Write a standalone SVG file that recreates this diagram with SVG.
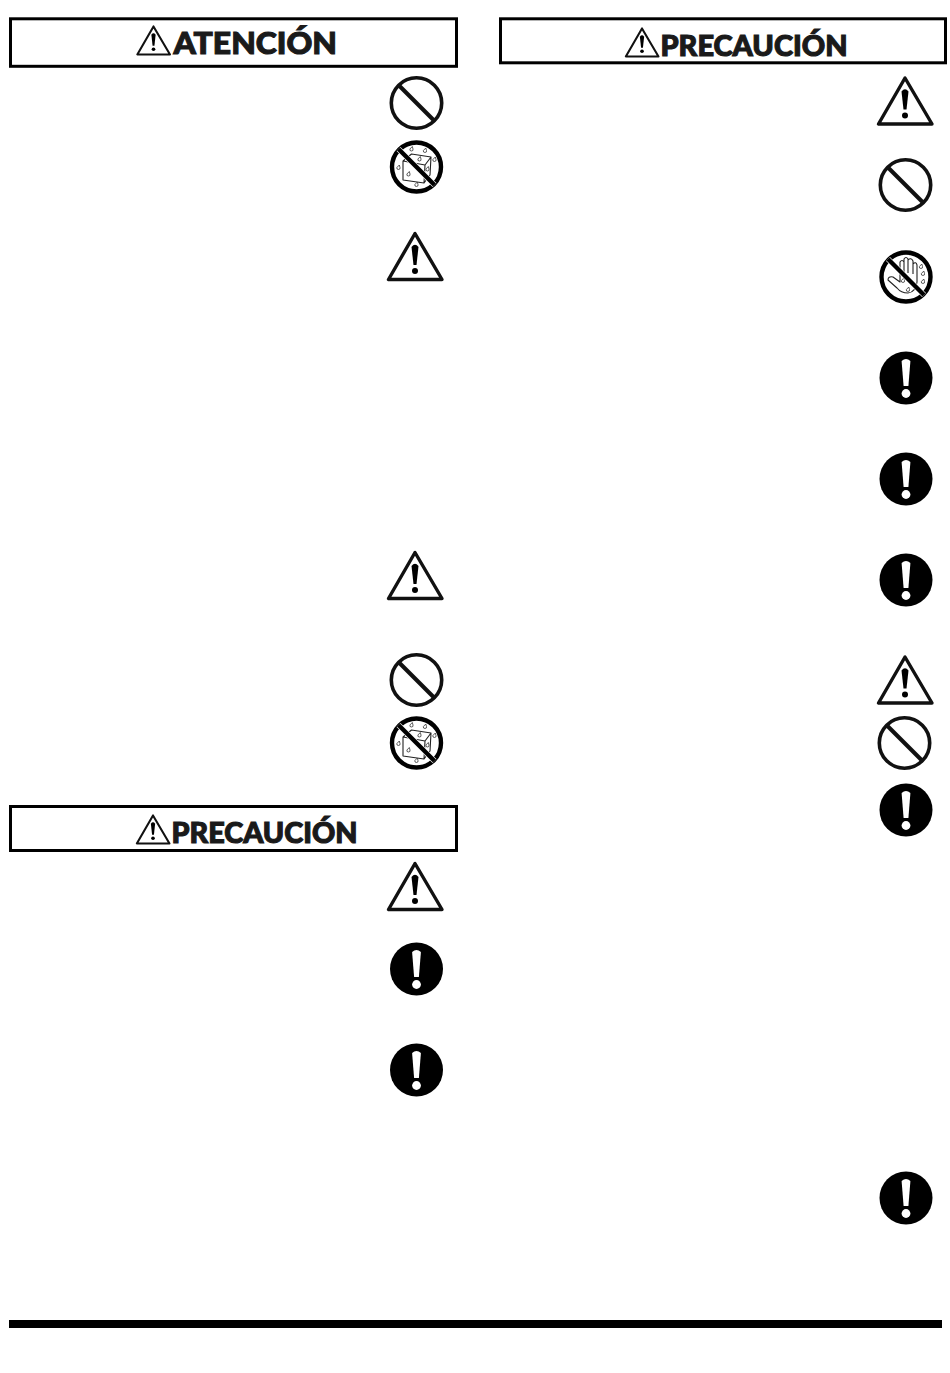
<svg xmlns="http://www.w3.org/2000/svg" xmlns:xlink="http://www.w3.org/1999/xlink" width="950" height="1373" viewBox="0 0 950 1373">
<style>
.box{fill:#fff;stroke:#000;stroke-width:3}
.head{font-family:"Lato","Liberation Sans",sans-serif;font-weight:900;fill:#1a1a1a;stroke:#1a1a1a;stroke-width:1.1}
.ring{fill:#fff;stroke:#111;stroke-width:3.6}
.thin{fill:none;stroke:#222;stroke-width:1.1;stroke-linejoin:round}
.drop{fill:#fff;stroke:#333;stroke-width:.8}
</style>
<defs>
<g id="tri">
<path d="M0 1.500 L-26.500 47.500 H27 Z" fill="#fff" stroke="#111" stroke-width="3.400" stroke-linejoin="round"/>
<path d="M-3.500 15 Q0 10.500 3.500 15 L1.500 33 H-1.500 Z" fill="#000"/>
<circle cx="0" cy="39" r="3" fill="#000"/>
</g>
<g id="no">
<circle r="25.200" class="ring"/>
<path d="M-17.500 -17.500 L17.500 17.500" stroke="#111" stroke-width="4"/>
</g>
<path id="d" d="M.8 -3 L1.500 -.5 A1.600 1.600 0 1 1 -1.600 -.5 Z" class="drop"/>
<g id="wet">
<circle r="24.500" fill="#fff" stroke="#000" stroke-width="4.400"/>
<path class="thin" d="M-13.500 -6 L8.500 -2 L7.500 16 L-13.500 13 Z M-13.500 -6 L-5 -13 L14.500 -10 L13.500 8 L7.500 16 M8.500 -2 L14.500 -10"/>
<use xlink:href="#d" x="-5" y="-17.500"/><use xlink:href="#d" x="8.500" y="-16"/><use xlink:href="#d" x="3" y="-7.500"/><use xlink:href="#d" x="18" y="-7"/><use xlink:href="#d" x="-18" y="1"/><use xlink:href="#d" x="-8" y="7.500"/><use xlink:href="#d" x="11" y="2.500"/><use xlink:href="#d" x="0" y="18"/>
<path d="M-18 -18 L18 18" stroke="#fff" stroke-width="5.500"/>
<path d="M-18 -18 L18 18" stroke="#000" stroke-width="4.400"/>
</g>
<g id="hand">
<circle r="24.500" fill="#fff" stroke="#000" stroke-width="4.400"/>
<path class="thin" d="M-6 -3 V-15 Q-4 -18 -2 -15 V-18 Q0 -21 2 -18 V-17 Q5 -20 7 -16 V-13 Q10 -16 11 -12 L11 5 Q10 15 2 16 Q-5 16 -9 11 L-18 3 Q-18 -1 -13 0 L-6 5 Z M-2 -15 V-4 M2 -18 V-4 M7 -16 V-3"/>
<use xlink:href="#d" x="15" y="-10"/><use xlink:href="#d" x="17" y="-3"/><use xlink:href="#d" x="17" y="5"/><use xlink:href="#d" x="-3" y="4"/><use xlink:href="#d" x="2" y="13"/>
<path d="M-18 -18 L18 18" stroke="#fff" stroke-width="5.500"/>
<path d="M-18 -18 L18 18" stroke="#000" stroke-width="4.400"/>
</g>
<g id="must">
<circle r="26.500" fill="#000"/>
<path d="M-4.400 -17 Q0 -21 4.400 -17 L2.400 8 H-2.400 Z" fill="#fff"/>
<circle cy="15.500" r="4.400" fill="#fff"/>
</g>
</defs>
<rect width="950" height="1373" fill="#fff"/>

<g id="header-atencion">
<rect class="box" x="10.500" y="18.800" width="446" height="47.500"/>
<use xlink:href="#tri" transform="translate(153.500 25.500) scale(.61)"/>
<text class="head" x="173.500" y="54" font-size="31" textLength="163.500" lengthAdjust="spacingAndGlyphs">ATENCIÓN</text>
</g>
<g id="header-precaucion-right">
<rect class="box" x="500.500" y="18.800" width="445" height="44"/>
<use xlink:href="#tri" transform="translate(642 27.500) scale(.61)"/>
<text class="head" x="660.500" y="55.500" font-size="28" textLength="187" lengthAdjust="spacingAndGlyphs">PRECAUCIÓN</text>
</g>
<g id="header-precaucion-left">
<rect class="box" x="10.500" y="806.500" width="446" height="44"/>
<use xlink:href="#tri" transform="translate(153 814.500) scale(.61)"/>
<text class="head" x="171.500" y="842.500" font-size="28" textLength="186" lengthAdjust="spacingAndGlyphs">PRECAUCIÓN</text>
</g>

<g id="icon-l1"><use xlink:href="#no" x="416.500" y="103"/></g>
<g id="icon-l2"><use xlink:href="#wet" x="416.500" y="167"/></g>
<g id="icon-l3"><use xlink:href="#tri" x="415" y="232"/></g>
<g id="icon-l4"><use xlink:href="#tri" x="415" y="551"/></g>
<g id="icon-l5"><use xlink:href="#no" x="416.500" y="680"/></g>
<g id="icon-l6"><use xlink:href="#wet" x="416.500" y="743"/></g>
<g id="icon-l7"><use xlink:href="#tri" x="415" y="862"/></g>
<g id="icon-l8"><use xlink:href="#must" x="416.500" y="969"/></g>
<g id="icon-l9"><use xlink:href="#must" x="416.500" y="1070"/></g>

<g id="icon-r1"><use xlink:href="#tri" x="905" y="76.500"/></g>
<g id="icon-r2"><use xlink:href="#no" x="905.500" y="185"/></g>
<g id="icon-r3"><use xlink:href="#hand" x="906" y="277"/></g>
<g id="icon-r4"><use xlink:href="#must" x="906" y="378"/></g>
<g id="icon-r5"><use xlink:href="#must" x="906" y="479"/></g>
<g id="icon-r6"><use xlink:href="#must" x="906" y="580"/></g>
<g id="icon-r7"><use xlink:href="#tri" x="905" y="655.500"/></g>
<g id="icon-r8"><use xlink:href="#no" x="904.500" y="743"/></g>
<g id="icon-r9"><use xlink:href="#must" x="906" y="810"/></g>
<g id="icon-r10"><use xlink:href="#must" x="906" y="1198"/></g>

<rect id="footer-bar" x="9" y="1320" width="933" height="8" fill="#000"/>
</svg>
════════════════
Repeat the material above verbatim. Leave the pictures behind.

**Reply to the task**.
Write a standalone SVG file that recreates this diagram with SVG.
<svg xmlns="http://www.w3.org/2000/svg" xmlns:xlink="http://www.w3.org/1999/xlink" width="950" height="1373" viewBox="0 0 950 1373">
<style>
.box{fill:#fff;stroke:#000;stroke-width:3}
.head{font-family:"Lato","Liberation Sans",sans-serif;font-weight:900;fill:#1a1a1a;stroke:#1a1a1a;stroke-width:1.1}
.ring{fill:#fff;stroke:#111;stroke-width:3.6}
.thin{fill:none;stroke:#222;stroke-width:1.1;stroke-linejoin:round}
.drop{fill:#fff;stroke:#333;stroke-width:.8}
</style>
<defs>
<g id="tri">
<path d="M0 1.500 L-26.500 47.500 H27 Z" fill="#fff" stroke="#111" stroke-width="3.400" stroke-linejoin="round"/>
<path d="M-3.500 15 Q0 10.500 3.500 15 L1.500 33 H-1.500 Z" fill="#000"/>
<circle cx="0" cy="39" r="3" fill="#000"/>
</g>
<g id="no">
<circle r="25.200" class="ring"/>
<path d="M-17.500 -17.500 L17.500 17.500" stroke="#111" stroke-width="4"/>
</g>
<path id="d" d="M.8 -3 L1.500 -.5 A1.600 1.600 0 1 1 -1.600 -.5 Z" class="drop"/>
<g id="wet">
<circle r="24.500" fill="#fff" stroke="#000" stroke-width="4.400"/>
<path class="thin" d="M-13.500 -6 L8.500 -2 L7.500 16 L-13.500 13 Z M-13.500 -6 L-5 -13 L14.500 -10 L13.500 8 L7.500 16 M8.500 -2 L14.500 -10"/>
<use xlink:href="#d" x="-5" y="-17.500"/><use xlink:href="#d" x="8.500" y="-16"/><use xlink:href="#d" x="3" y="-7.500"/><use xlink:href="#d" x="18" y="-7"/><use xlink:href="#d" x="-18" y="1"/><use xlink:href="#d" x="-8" y="7.500"/><use xlink:href="#d" x="11" y="2.500"/><use xlink:href="#d" x="0" y="18"/>
<path d="M-18 -18 L18 18" stroke="#fff" stroke-width="5.500"/>
<path d="M-18 -18 L18 18" stroke="#000" stroke-width="4.400"/>
</g>
<g id="hand">
<circle r="24.500" fill="#fff" stroke="#000" stroke-width="4.400"/>
<path class="thin" d="M-6 -3 V-15 Q-4 -18 -2 -15 V-18 Q0 -21 2 -18 V-17 Q5 -20 7 -16 V-13 Q10 -16 11 -12 L11 5 Q10 15 2 16 Q-5 16 -9 11 L-18 3 Q-18 -1 -13 0 L-6 5 Z M-2 -15 V-4 M2 -18 V-4 M7 -16 V-3"/>
<use xlink:href="#d" x="15" y="-10"/><use xlink:href="#d" x="17" y="-3"/><use xlink:href="#d" x="17" y="5"/><use xlink:href="#d" x="-3" y="4"/><use xlink:href="#d" x="2" y="13"/>
<path d="M-18 -18 L18 18" stroke="#fff" stroke-width="5.500"/>
<path d="M-18 -18 L18 18" stroke="#000" stroke-width="4.400"/>
</g>
<g id="must">
<circle r="26.500" fill="#000"/>
<path d="M-4.400 -17 Q0 -21 4.400 -17 L2.400 8 H-2.400 Z" fill="#fff"/>
<circle cy="15.500" r="4.400" fill="#fff"/>
</g>
</defs>
<rect width="950" height="1373" fill="#fff"/>

<g id="header-atencion">
<rect class="box" x="10.500" y="18.800" width="446" height="47.500"/>
<use xlink:href="#tri" transform="translate(153.500 25.500) scale(.61)"/>
<text class="head" x="173.500" y="54" font-size="31" textLength="163.500" lengthAdjust="spacingAndGlyphs">ATENCIÓN</text>
</g>
<g id="header-precaucion-right">
<rect class="box" x="500.500" y="18.800" width="445" height="44"/>
<use xlink:href="#tri" transform="translate(642 27.500) scale(.61)"/>
<text class="head" x="660.500" y="55.500" font-size="28" textLength="187" lengthAdjust="spacingAndGlyphs">PRECAUCIÓN</text>
</g>
<g id="header-precaucion-left">
<rect class="box" x="10.500" y="806.500" width="446" height="44"/>
<use xlink:href="#tri" transform="translate(153 814.500) scale(.61)"/>
<text class="head" x="171.500" y="842.500" font-size="28" textLength="186" lengthAdjust="spacingAndGlyphs">PRECAUCIÓN</text>
</g>

<g id="icon-l1"><use xlink:href="#no" x="416.500" y="103"/></g>
<g id="icon-l2"><use xlink:href="#wet" x="416.500" y="167"/></g>
<g id="icon-l3"><use xlink:href="#tri" x="415" y="232"/></g>
<g id="icon-l4"><use xlink:href="#tri" x="415" y="551"/></g>
<g id="icon-l5"><use xlink:href="#no" x="416.500" y="680"/></g>
<g id="icon-l6"><use xlink:href="#wet" x="416.500" y="743"/></g>
<g id="icon-l7"><use xlink:href="#tri" x="415" y="862"/></g>
<g id="icon-l8"><use xlink:href="#must" x="416.500" y="969"/></g>
<g id="icon-l9"><use xlink:href="#must" x="416.500" y="1070"/></g>

<g id="icon-r1"><use xlink:href="#tri" x="905" y="76.500"/></g>
<g id="icon-r2"><use xlink:href="#no" x="905.500" y="185"/></g>
<g id="icon-r3"><use xlink:href="#hand" x="906" y="277"/></g>
<g id="icon-r4"><use xlink:href="#must" x="906" y="378"/></g>
<g id="icon-r5"><use xlink:href="#must" x="906" y="479"/></g>
<g id="icon-r6"><use xlink:href="#must" x="906" y="580"/></g>
<g id="icon-r7"><use xlink:href="#tri" x="905" y="655.500"/></g>
<g id="icon-r8"><use xlink:href="#no" x="904.500" y="743"/></g>
<g id="icon-r9"><use xlink:href="#must" x="906" y="810"/></g>
<g id="icon-r10"><use xlink:href="#must" x="906" y="1198"/></g>

<rect id="footer-bar" x="9" y="1320" width="933" height="8" fill="#000"/>
</svg>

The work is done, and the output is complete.